- Stored entries -
%%

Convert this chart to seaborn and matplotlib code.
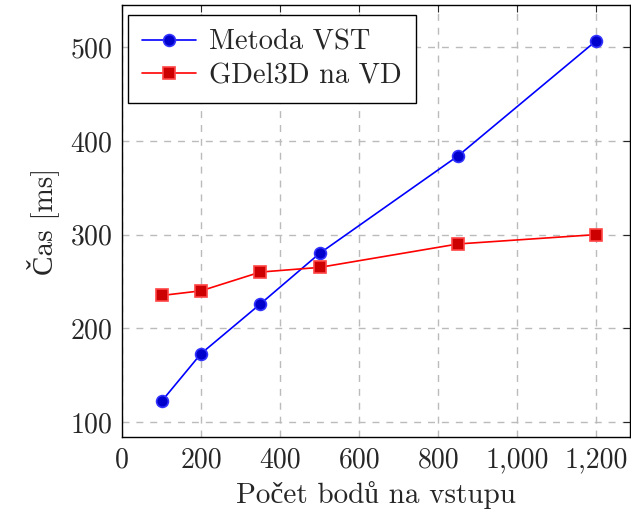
import pandas as pd
import numpy as np
import matplotlib
matplotlib.use('Agg')
import matplotlib.pyplot as plt
from matplotlib.ticker import StrMethodFormatter
import seaborn as sns

# Data
body = [100, 200, 350, 500, 850, 1200]
cas_vst = [122, 173, 226, 280, 384, 507]
cas_gdel = [235, 240, 260, 265, 290, 300]
labels = ['Metoda VST', 'GDel3D na VD']

df = pd.concat([
    pd.DataFrame({'Body': body, 'Cas': cas_vst, 'Metoda': labels[0]}),
    pd.DataFrame({'Body': body, 'Cas': cas_gdel, 'Metoda': labels[1]}),
])

sns.set_style('white')
plt.rcParams['font.family'] = ['cmr10', 'Liberation Serif']
plt.rcParams['mathtext.fontset'] = 'cm'
plt.rcParams['axes.formatter.use_mathtext'] = True

fig = plt.figure(figsize=(6.31, 5.13), dpi=100)
ax = fig.add_axes([122 / 631, 76 / 513, 508 / 631, 432 / 513])

styles = {
    labels[0]: dict(color='#0000ff', marker='o', mfc='#0000cc', mec='#3333ff', ms=8.5),
    labels[1]: dict(color='#ff0000', marker='s', mfc='#cc0000', mec='#ff4444', ms=8),
}
for name in labels:
    s = styles[name]
    sns.lineplot(data=df[df['Metoda'] == name], x='Body', y='Cas', ax=ax,
                 color=s['color'], marker=s['marker'], markersize=s['ms'],
                 markerfacecolor=s['mfc'], markeredgecolor=s['mec'],
                 markeredgewidth=1.2, linewidth=1.2, label=name)

ax.set_xlim(0, 1285)
ax.set_ylim(84, 545)
ax.set_xticks([0, 200, 400, 600, 800, 1000, 1200])
ax.set_yticks([100, 200, 300, 400, 500])
ax.xaxis.set_major_formatter(StrMethodFormatter('{x:,.0f}'))
ax.grid(True, color='#bbbbbb', linestyle=(0, (5, 5)), linewidth=1)
ax.tick_params(direction='in', length=5, width=0.8, labelsize=20,
               top=True, right=True, pad=7)
for sp in ax.spines.values():
    sp.set_color('black')
    sp.set_linewidth(1)

ax.set_xlabel('Počet bodů na vstupu', fontsize=21, labelpad=6)
ax.set_ylabel('Čas [ms]', fontsize=21, labelpad=8)

leg = ax.legend(loc='upper left', fontsize=20.5, frameon=True, fancybox=False,
                edgecolor='black', framealpha=1, borderpad=0.5,
                handlelength=1.9, handletextpad=0.45, labelspacing=0.25,
                borderaxespad=0, bbox_to_anchor=(6 / 508, 1 - 10 / 432))
leg.get_frame().set_linewidth(1)

fig.savefig('out.png', dpi=100)
plt.close(fig)
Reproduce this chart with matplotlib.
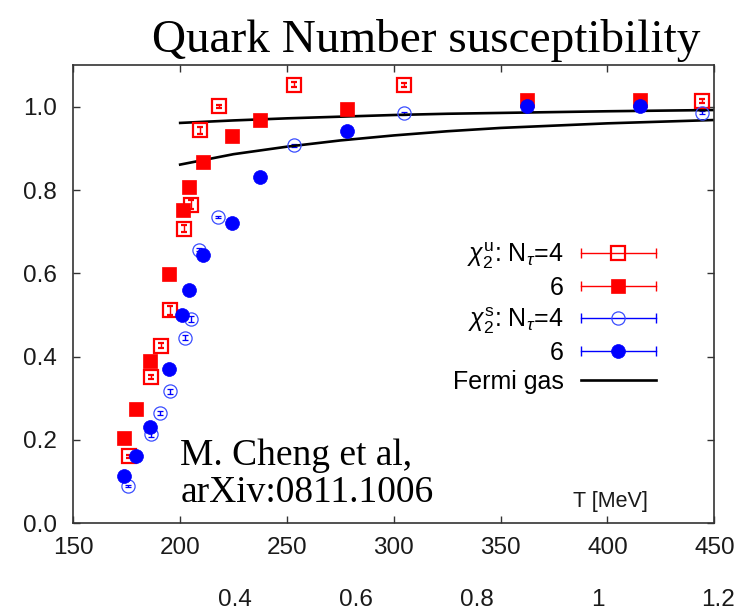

%%

- Stated problem -
The listing above must be printed again exactly, minus its pictures.

- The output -
Convert this chart to seaborn and matplotlib code.
import pandas as pd
import numpy as np
import matplotlib
matplotlib.use('Agg')
import matplotlib.pyplot as plt
from matplotlib.ticker import StrMethodFormatter
import seaborn as sns

# Data
body = [100, 200, 350, 500, 850, 1200]
cas_vst = [122, 173, 226, 280, 384, 507]
cas_gdel = [235, 240, 260, 265, 290, 300]
labels = ['Metoda VST', 'GDel3D na VD']

df = pd.concat([
    pd.DataFrame({'Body': body, 'Cas': cas_vst, 'Metoda': labels[0]}),
    pd.DataFrame({'Body': body, 'Cas': cas_gdel, 'Metoda': labels[1]}),
])

sns.set_style('white')
plt.rcParams['font.family'] = ['cmr10', 'Liberation Serif']
plt.rcParams['mathtext.fontset'] = 'cm'
plt.rcParams['axes.formatter.use_mathtext'] = True

fig = plt.figure(figsize=(6.31, 5.13), dpi=100)
ax = fig.add_axes([122 / 631, 76 / 513, 508 / 631, 432 / 513])

styles = {
    labels[0]: dict(color='#0000ff', marker='o', mfc='#0000cc', mec='#3333ff', ms=8.5),
    labels[1]: dict(color='#ff0000', marker='s', mfc='#cc0000', mec='#ff4444', ms=8),
}
for name in labels:
    s = styles[name]
    sns.lineplot(data=df[df['Metoda'] == name], x='Body', y='Cas', ax=ax,
                 color=s['color'], marker=s['marker'], markersize=s['ms'],
                 markerfacecolor=s['mfc'], markeredgecolor=s['mec'],
                 markeredgewidth=1.2, linewidth=1.2, label=name)

ax.set_xlim(0, 1285)
ax.set_ylim(84, 545)
ax.set_xticks([0, 200, 400, 600, 800, 1000, 1200])
ax.set_yticks([100, 200, 300, 400, 500])
ax.xaxis.set_major_formatter(StrMethodFormatter('{x:,.0f}'))
ax.grid(True, color='#bbbbbb', linestyle=(0, (5, 5)), linewidth=1)
ax.tick_params(direction='in', length=5, width=0.8, labelsize=20,
               top=True, right=True, pad=7)
for sp in ax.spines.values():
    sp.set_color('black')
    sp.set_linewidth(1)

ax.set_xlabel('Počet bodů na vstupu', fontsize=21, labelpad=6)
ax.set_ylabel('Čas [ms]', fontsize=21, labelpad=8)

leg = ax.legend(loc='upper left', fontsize=20.5, frameon=True, fancybox=False,
                edgecolor='black', framealpha=1, borderpad=0.5,
                handlelength=1.9, handletextpad=0.45, labelspacing=0.25,
                borderaxespad=0, bbox_to_anchor=(6 / 508, 1 - 10 / 432))
leg.get_frame().set_linewidth(1)

fig.savefig('out.png', dpi=100)
plt.close(fig)
Reproduce this chart with matplotlib.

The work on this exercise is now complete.